1b. Count the number of ways to go from (0,0) to (5,5) when you allowed to move right and up. But you are also allowed to move one step left at most once ?

## Solution

1a. Think of going right as R and going up as U. Then your path is basically a 10 character string of 4Rs and 6Us. Say your string starts with “RUU”, then it means first step take a right then take two ups and so on. So how many ways are there to go from (0, 0) to (4, 6)? It is equal to number of ways to re-arrange the 4Rs and 6Us in 10 dashes, i.e C(10, 4).

1b. TBA

2a. Number of palindromes using [a-z] of length exactly 7?

2b. How about for general length = N?

2c. How many recursively palindromic binary strings are there of length N? (A string “s” of length N is recursively palindromic is “s” is a palindrome and the first half of “s”, i.e from s[0] to s[N/2 - 1] is also recursively palindrome). For example for N = 5, there are four such strings {00000, 00100, 11011, 11111}, so answer is 4.

## Solution

2a. Length is 7 so treat it as 7 dashes. The first 3 dashes fix the characters for the last 3 dashes as well and the middle dash can be anything. So answer is 26^4.

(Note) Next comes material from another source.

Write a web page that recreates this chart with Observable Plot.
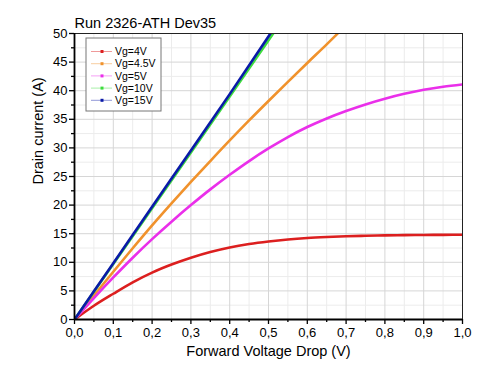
<!DOCTYPE html>
<html>
<head>
<meta charset="utf-8">
<script src="https://cdn.jsdelivr.net/npm/d3@7"></script>
<script src="https://cdn.jsdelivr.net/npm/@observablehq/plot@0.6"></script>
<style>
  html, body { margin: 0; padding: 0; background: #fff; }
  #chart svg { display: block; }
</style>
</head>
<body>
<div id="chart"></div>
<script>
const titleText = "Run 2326-ATH Dev35";
const xLabel = "Forward Voltage Drop (V)";
const yLabel = "Drain current (A)";

const seriesNames = ["Vg=4V", "Vg=4.5V", "Vg=5V", "Vg=10V", "Vg=15V"];
const seriesColors = ["#dc1f1f", "#f0922c", "#ea2fea", "#3ddc3d", "#0a1aa8"];

const v4x = [0, 0.05, 0.1, 0.15, 0.2, 0.25, 0.3, 0.35, 0.4, 0.45, 0.5, 0.55, 0.6, 0.65, 0.7, 0.75, 0.8, 0.85, 0.9, 0.95, 1.0];
const v4y = [0, 2.4, 4.5, 6.5, 8.2, 9.6, 10.8, 11.8, 12.6, 13.2, 13.65, 14.0, 14.25, 14.42, 14.55, 14.64, 14.7, 14.75, 14.78, 14.8, 14.82];

const v45x = [0, 0.05, 0.1, 0.15, 0.2, 0.25, 0.3, 0.35, 0.4, 0.45, 0.5, 0.55, 0.6, 0.65, 0.68];
const v45y = [0, 4.2, 8.35, 12.45, 16.45, 20.3, 24.05, 27.7, 31.3, 34.8, 38.2, 41.55, 44.85, 48.1, 50.1];

const v5x = [0, 0.05, 0.1, 0.15, 0.2, 0.25, 0.3, 0.35, 0.4, 0.45, 0.5, 0.55, 0.6, 0.65, 0.7, 0.75, 0.8, 0.85, 0.9, 0.95, 1.0];
const v5y = [0, 3.75, 7.35, 10.8, 14.05, 17.1, 20.0, 22.75, 25.3, 27.7, 29.9, 31.9, 33.65, 35.15, 36.45, 37.6, 38.6, 39.45, 40.15, 40.7, 41.1];

const v10x = [0, 0.1, 0.2, 0.3, 0.4, 0.512];
const v10y = [0, 9.7, 19.45, 29.2, 39.0, 50];

const v15x = [0, 0.1, 0.2, 0.3, 0.4, 0.505];
const v15y = [0, 9.85, 19.7, 29.55, 39.4, 50];

const xMajor = [0, 0.1, 0.2, 0.3, 0.4, 0.5, 0.6, 0.7, 0.8, 0.9, 1.0];
const xMinor = [0.05, 0.15, 0.25, 0.35, 0.45, 0.55, 0.65, 0.75, 0.85, 0.95];
const yMajor = [0, 5, 10, 15, 20, 25, 30, 35, 40, 45, 50];
const yMinor = [2.5, 7.5, 12.5, 17.5, 22.5, 27.5, 32.5, 37.5, 42.5, 47.5];

const seriesX = [v4x, v45x, v5x, v10x, v15x];
const seriesY = [v4y, v45y, v5y, v10y, v15y];

const rows = [];
seriesNames.forEach((name, i) => {
  seriesX[i].forEach((x, j) => rows.push({series: name, x, y: seriesY[i][j]}));
});

const font = "'Liberation Sans', Arial, sans-serif";
const fmt = d => d.toFixed(1).replace(".", ",");

const lineMarks = seriesNames.map((name, i) =>
  Plot.line(rows.filter(r => r.series === name), {
    x: "x", y: "y", stroke: seriesColors[i], strokeWidth: 2.6, curve: "monotone-x", clip: true
  })
);

const chart = Plot.plot({
  width: 500,
  height: 380,
  marginLeft: 74,
  marginRight: 38,
  marginTop: 33,
  marginBottom: 61,
  style: {fontFamily: font, background: "#fff", color: "#000"},
  x: {domain: [0, 1]},
  y: {domain: [0, 50]},
  marks: [
    Plot.ruleX(xMinor, {stroke: "#ececec", strokeWidth: 1}),
    Plot.ruleY(yMinor, {stroke: "#ececec", strokeWidth: 1}),
    Plot.ruleX(xMajor, {stroke: "#d6d6d6", strokeWidth: 1}),
    Plot.ruleY(yMajor, {stroke: "#d6d6d6", strokeWidth: 1}),
    ...lineMarks,
    Plot.frame({stroke: "#222", strokeWidth: 1}),
    Plot.ruleX([0], {stroke: "#000", strokeWidth: 1.8}),
    Plot.ruleY([0], {stroke: "#000", strokeWidth: 1.8}),
    Plot.axisX(xMajor, {tickSize: 5, tickPadding: 3, tickFormat: fmt, fontSize: 13, label: null, stroke: "#000", strokeWidth: 1.3}),
    Plot.axisX(xMinor, {tickSize: 3, tickFormat: () => "", label: null, stroke: "#000", strokeWidth: 1.3}),
    Plot.axisY(yMajor, {tickSize: 5, tickPadding: 2, tickFormat: d => String(d), fontSize: 13, label: null, stroke: "#000", strokeWidth: 1.3}),
    Plot.axisY(yMinor, {tickSize: 3, tickFormat: () => "", label: null, stroke: "#000", strokeWidth: 1.3}),
    Plot.text([titleText], {frameAnchor: "top-left", dy: -6, lineAnchor: "bottom", textAnchor: "start", fontSize: 14.5, fill: "#000"}),
    Plot.text([xLabel], {frameAnchor: "bottom", dy: 36, fontSize: 14.5, fill: "#000"}),
    Plot.text([yLabel], {frameAnchor: "left", dx: -36, dy: 8, rotate: -90, fontSize: 14.5, fill: "#000"})
  ]
});

document.getElementById("chart").appendChild(chart);

// Legend inside the plot area
const svg = d3.select(chart);
const lg = svg.append("g").attr("font-family", font).attr("text-anchor", "start");
lg.append("rect").attr("x", 86).attr("y", 38).attr("width", 75).attr("height", 73)
  .attr("fill", "#fff").attr("stroke", "#777").attr("stroke-width", 1);
seriesNames.forEach((name, i) => {
  const cy = 51.5 + i * 12.2;
  lg.append("line").attr("x1", 91).attr("x2", 112).attr("y1", cy).attr("y2", cy)
    .attr("stroke", seriesColors[i]).attr("stroke-opacity", 0.45).attr("stroke-width", 1);
  lg.append("rect").attr("x", 100.5).attr("y", cy - 1.5).attr("width", 3).attr("height", 3)
    .attr("fill", seriesColors[i]);
  lg.append("text").attr("x", 115).attr("y", cy).attr("dy", "0.35em")
    .attr("text-anchor", "start").attr("font-size", 10.5).attr("fill", "#000").text(name);
});
</script>
</body>
</html>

2b. For general N, extend this idea to 26^{\lceil \frac{N}{2} \rceil}. This is ceiling function, because for odd N, the middle dash provides extra 26 options, but for even there is no such middle dash.

2c. TBA

3a. Number of factors of 840 (including 1 and 840 itself)?

3b. Sum of all the factors of 840 (including 1 and 840 itself)?

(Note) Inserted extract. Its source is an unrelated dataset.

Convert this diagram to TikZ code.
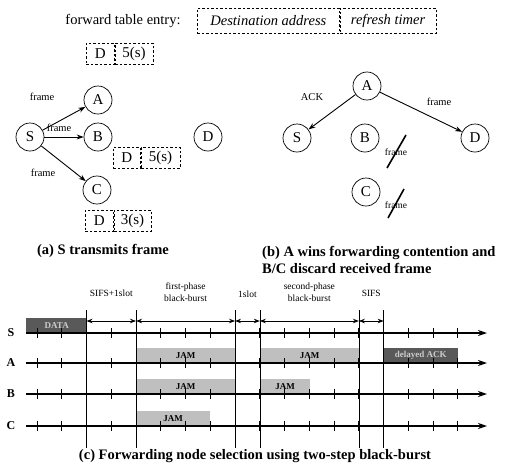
\documentclass[tikz,border=0pt]{standalone}
\usepackage{fontspec}
\setmainfont{Liberation Serif}
\usetikzlibrary{arrows.meta}
\begin{document}
\begin{tikzpicture}[x=1pt,y=-1pt,
  nd/.style={circle,draw,line width=0.7pt,minimum size=28pt,inner sep=0pt,font=\fontsize{15}{15}\selectfont},
  lbl/.style={inner sep=0pt,font=\fontsize{10.5}{11}\selectfont},
  captxt/.style={inner sep=0pt,font=\bfseries\fontsize{14.5}{17}\selectfont},
  cell/.style={draw,dash pattern=on 2.5pt off 2pt,line width=0.7pt,inner sep=0pt,anchor=north west},
  arr/.style={-{Stealth[length=7pt,width=5pt]},line width=0.9pt},
  slashline/.style={line width=1.6pt},
  rowline/.style={-{Stealth[length=9pt,width=6pt]},line width=1.3pt},
  tickmark/.style={line width=1pt},
  vline/.style={line width=0.5pt},
  spanarrow/.style={{Stealth[length=6pt,width=4.5pt]}-{Stealth[length=6pt,width=4.5pt]},line width=0.9pt},
  tlab/.style={inner sep=0pt,align=center,font=\fontsize{9.5}{12}\selectfont},
  rlab/.style={inner sep=0pt,font=\bfseries\fontsize{12}{12}\selectfont},
  jambox/.style={fill=black!25,inner sep=0pt,anchor=south west,minimum height=15pt,font=\bfseries\fontsize{9}{9}\selectfont},
  darkbox/.style={fill=black!65,text=black!20,inner sep=0pt,anchor=south west,minimum height=15pt,font=\bfseries\fontsize{9}{9}\selectfont}
]
\useasboundingbox (0,0) rectangle (507,464);

% forward table entry legend
\node[inner sep=0pt,font=\fontsize{14.5}{15}\selectfont] (fte) at (123,21) {forward table entry:};
\node[cell,minimum width=142pt,minimum height=25pt,font=\itshape\fontsize{14.5}{15}\selectfont] (fdest) at (197,8) {Destination address};
\node[cell,minimum width=96pt,minimum height=25pt,font=\itshape\fontsize{14.5}{15}\selectfont] (fref) at (fdest.north east) {refresh timer};

% ---------- (a) ----------
\node[nd] (aA) at (98,100) {A};
\node[nd] (aS) at (30,137) {S};
\node[nd] (aB) at (98,137) {B};
\node[nd] (aD) at (208,137) {D};
\node[nd] (aC) at (97,190) {C};

\node[cell,minimum width=28pt,minimum height=21pt,font=\fontsize{15}{15}\selectfont] (e1d) at (86,43) {D};
\node[cell,minimum width=38pt,minimum height=21pt,font=\fontsize{15}{15}\selectfont] (e1t) at (e1d.north east) {5(s)};
\node[cell,minimum width=27pt,minimum height=21pt,font=\fontsize{15}{15}\selectfont] (e2d) at (113,147) {D};
\node[cell,minimum width=39pt,minimum height=21pt,font=\fontsize{15}{15}\selectfont] (e2t) at (e2d.north east) {5(s)};
\node[cell,minimum width=28pt,minimum height=21pt,font=\fontsize{15}{15}\selectfont] (e3d) at (85,210) {D};
\node[cell,minimum width=37pt,minimum height=21pt,font=\fontsize{15}{15}\selectfont] (e3t) at (e3d.north east) {3(s)};

\draw[arr] (aS) -- (aA);
\draw[arr] (aS) -- (aB);
\draw[arr] (aS) -- (aC);
\node[lbl] (fa1) at (42,97) {frame};
\node[lbl] (fa2) at (59,128) {frame};
\node[lbl] (fa3) at (43,173) {frame};

\node[captxt] (capa) at (103,251) {(a) S transmits frame};

% ---------- (b) ----------
\node[nd] (bA) at (367,86) {A};
\node[nd] (bS) at (297,138) {S};
\node[nd] (bB) at (365,138) {B};
\node[nd] (bD) at (475,138) {D};
\node[nd] (bC) at (366,192) {C};
\draw[arr] (bA) -- (bS);
\draw[arr] (bA) -- (bD);
\node[lbl] (ack) at (312,97) {ACK};
\node[lbl] (fb1) at (439,102) {frame};
\node[lbl,font=\fontsize{9.5}{10}\selectfont] (fb2) at (396,152) {frame};
\coordinate (s1a) at (387,168);
\coordinate (s1b) at (406,135);
\draw[slashline] (s1a) -- (s1b);
\node[lbl,font=\fontsize{9.5}{10}\selectfont] (fb3) at (396,205) {frame};
\coordinate (s2a) at (388,218);
\coordinate (s2b) at (404,189);
\draw[slashline] (s2a) -- (s2b);

\node[captxt,anchor=west,align=left] (capb) at (262,259.5) {(b) A wins forwarding contention and\\B/C discard received frame};

% ---------- (c) ----------
\def\tx#1{37+24.76*#1}
% boxes
\node[darkbox,minimum width=61pt] (data) at (26,333) {DATA};
\node[jambox,minimum width=99pt] (jA1) at ({\tx{4}},363) {JAM};
\node[jambox,minimum width=99pt] (jA2) at ({\tx{9}},363) {JAM};
\node[darkbox,minimum width=74pt] (dack) at ({\tx{14}},363) {delayed ACK};
\node[jambox,minimum width=99pt] (jB1) at ({\tx{4}},394) {JAM};
\node[jambox,minimum width=50pt] (jB2) at ({\tx{9}},394) {JAM};
\node[jambox,minimum width=74pt] (jC1) at ({\tx{4}},426) {JAM};

% vertical lines
\foreach \k in {2,4,8,9,13,14} \draw[vline] ({\tx{\k}},310) -- ({\tx{\k}},448);

% rows
\foreach \n/\y in {S/333,A/363,B/394,C/426}{
  \node[rlab] (r\n) at (11,\y) {\n};
  \draw[rowline] (26,\y) -- (487,\y);
  \foreach \k in {0,...,17} \draw[tickmark] ({\tx{\k}},\y-5) -- ({\tx{\k}},\y+5);
}

% spans
\foreach \a/\b in {2/4,4/8,8/9,9/13,13/14} \draw[spanarrow] ({\tx{\a}},321) -- ({\tx{\b}},321);
\node[tlab] (t1) at ({(\tx{2}+\tx{4})/2},293) {SIFS+1slot};
\node[tlab] (t2) at ({(\tx{4}+\tx{8})/2},292) {first-phase\\black-burst};
\node[tlab] (t3) at ({(\tx{8}+\tx{9})/2},294) {1slot};
\node[tlab] (t4) at ({(\tx{9}+\tx{13})/2},292) {second-phase\\black-burst};
\node[tlab] (t5) at ({(\tx{13}+\tx{14})/2},293) {SIFS};

\node[captxt] (capc) at (255,456) {(c) Forwarding node selection using two-step black-burst};
\end{tikzpicture}
\end{document}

3c. Number of factors and sum of factors for a generic N?

## Solution

3c. Explaining the generalised version, can extend it for specific N = 840.

Let N = p_1^{k_1} \times p_2^{k_2} \times \dots = \prod_{i = 1}^{m}p_i^{k_i}, where each p_i is a unique prime number and k_i > 0 and m denotes the number of distinct prime factors of N, i.e this representation is the prime factorisation of N.

Now using this, you can see that the number of factors is (k_1 + 1) \times (k_2 + 1) \times \dots = \prod_{i = 1}^{m}(k_i + 1)

Proof: Your factor must be have its prime factorisation as a “subset” of the prime factorisation of N, i.e let K be a factor of N and its prime factorisation be p_1^{q_1}\times p_2^{q_2} \dots p_m^{q_m}, then q_i \leq k_i, \forall i \in [1, m].

Now each of the prime has to come lesser of equal number of times than it comes in N. So for p_1 how many possibilities do we have? We have p_1^0, p_1^1, \dots, p_1^{k_1}, i.e (k_1 + 1) possibilities. Similarly for a general p_i we have (k_i + 1) possibilities. Since each prime is independent for us, therefore answer is $\prod_{i = 1}^{m}(k_i + 1).

Sum of factors = (p_1^0 + p_1^1 + p_1^2 + \dots + p_1^{k_1}) \times (p_2^0 + p_2^1 + \dots + p_2^{k_2}) \times \dots = \prod_{i = 1}^{m}(\sum_{j = 1}^{k_i}(p_i^j)) = \prod_{i = 1}^{m}\frac{p_i^{k_i + 1} - 1}{p_i - 1}

Proof: Think of the polynomial (p_1^0 + p_1^1 + p_1^2 + \dots + p_1^{k_1}) \times (p_2^0 + p_2^1 + \dots + p_2^{k_2}) \times \dots = \prod_{i = 1}^{m}(\sum_{j = 1}^{k_i}(p_i^j)). Then try to actually manually work out each term of this expression. Notice that each term will be of the form p_1^{a_1} \times p_2^{a_2} \times \dots \times p_m^{a_m}, where this term is actually one of the factors of N. Also notice that each factor will come at least once and not be duplicated, i.e it will come exactly once. What this means is that that all the terms of this expression are all the factors. And all the terms are under addition, so they are giving us the same only. That is why the expression is equal to the sum of all the factors (including 1 and N)

4a. Given x + y + z = 10, x >= 0, y >= 0 and z >= 0, how many integer solutions, i.e triplets of integer (x, y, z)'s are there satisfying the above system of equations?

4b. How about x + y + z = 10, x >= 1, y >= 2 and z >= 3. Now how many ?

## Solution

4a. Think of forming 10 as 10 stones and x, y, z as 2 sticks. So you have 10 stones and 2 sticks and you want to put these sticks in between these 10 stones which are present in a straight line. x will be equal to the number of stones between the start and the first stick, y will be the number of stones between first and second stick and z will the be the number of stones between the second stick and the end. Notice that solving number of non-negative solutions to x + y + z = 10 is now equal to the number of ways we can put these 2 sticks. So we have 10 + 2 = 12 dashes and we want to put these 2 sticks in between, i.e C(12, 2).

4b. TBA

I hope to add more questions as and when I feel we can move to harder questions.

Feel free to have an attempt at these questions and share you solutions/explanations in the comment section below

*Update 1*: I saw a good response and will be working on adding more problems soon. Meanwhile I have added solutions to some of the parts. Please, please dont look at those solutions immediately after reading the question. Also TBA = To Be Announced.